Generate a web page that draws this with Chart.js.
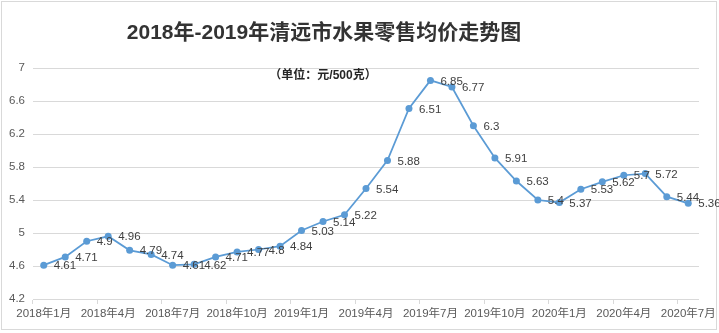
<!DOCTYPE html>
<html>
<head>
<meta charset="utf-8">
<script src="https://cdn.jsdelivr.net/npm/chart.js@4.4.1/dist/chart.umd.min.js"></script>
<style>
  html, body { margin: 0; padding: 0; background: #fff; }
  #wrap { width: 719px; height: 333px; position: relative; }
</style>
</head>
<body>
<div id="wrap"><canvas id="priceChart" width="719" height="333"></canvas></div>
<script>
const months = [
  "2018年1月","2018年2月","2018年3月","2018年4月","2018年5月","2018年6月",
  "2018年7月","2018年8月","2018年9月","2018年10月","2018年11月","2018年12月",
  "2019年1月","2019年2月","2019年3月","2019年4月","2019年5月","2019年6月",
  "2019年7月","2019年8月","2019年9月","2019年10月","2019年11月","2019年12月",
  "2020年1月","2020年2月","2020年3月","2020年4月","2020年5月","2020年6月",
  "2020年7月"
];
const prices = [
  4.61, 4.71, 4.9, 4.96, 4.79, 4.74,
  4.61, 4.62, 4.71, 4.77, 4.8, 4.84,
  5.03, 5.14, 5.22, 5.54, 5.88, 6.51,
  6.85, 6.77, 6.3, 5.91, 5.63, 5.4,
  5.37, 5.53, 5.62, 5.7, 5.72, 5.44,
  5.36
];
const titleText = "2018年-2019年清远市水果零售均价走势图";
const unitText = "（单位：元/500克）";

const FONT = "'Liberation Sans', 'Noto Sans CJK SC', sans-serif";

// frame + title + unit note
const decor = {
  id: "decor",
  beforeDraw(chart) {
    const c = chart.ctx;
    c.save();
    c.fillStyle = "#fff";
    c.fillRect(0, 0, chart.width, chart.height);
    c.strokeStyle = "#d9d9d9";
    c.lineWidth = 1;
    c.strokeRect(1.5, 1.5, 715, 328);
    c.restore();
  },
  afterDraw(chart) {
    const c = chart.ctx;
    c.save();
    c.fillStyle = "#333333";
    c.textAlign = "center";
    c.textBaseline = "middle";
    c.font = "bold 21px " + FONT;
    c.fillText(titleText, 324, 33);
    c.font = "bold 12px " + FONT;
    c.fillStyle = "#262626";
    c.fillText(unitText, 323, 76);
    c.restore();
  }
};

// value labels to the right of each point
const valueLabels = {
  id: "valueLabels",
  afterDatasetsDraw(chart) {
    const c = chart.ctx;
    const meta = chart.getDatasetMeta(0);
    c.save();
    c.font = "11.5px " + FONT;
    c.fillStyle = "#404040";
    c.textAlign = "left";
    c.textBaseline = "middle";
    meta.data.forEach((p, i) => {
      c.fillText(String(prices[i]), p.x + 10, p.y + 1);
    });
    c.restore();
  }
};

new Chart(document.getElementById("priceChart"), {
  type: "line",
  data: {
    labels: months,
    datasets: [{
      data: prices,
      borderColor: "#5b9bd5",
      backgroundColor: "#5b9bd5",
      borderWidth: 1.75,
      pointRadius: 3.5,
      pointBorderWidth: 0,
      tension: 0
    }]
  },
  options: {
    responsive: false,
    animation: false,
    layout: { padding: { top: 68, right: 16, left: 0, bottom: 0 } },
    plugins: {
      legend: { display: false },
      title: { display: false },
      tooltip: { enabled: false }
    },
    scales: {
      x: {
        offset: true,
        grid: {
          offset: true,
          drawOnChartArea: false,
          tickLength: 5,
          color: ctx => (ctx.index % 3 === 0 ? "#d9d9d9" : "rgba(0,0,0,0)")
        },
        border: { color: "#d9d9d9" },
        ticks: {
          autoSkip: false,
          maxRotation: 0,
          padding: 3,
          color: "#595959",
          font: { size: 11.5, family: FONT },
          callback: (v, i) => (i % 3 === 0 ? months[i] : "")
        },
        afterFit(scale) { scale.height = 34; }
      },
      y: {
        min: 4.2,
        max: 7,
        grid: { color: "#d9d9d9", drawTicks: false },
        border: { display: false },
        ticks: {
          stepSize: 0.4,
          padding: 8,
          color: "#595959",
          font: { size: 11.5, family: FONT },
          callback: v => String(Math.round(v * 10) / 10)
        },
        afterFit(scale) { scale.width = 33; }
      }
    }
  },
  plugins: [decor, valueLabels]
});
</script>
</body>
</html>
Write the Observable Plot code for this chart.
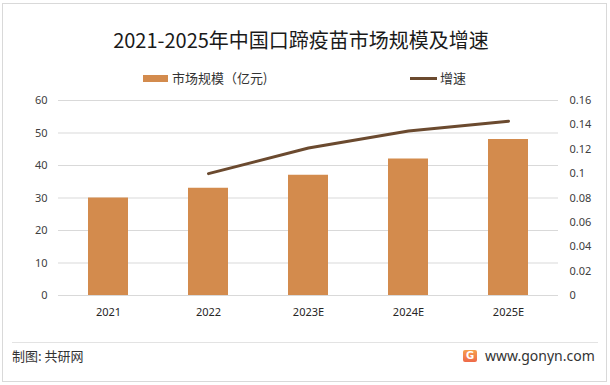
▬▬▬▬▬▬▬▬▬▬
TASK REQUIREMENTS
Filter for "this". Return all lines that hold it.

PROBLEM SOLUTION
Generate a web page that draws this with Chart.js.
Write the Observable Plot code for this chart.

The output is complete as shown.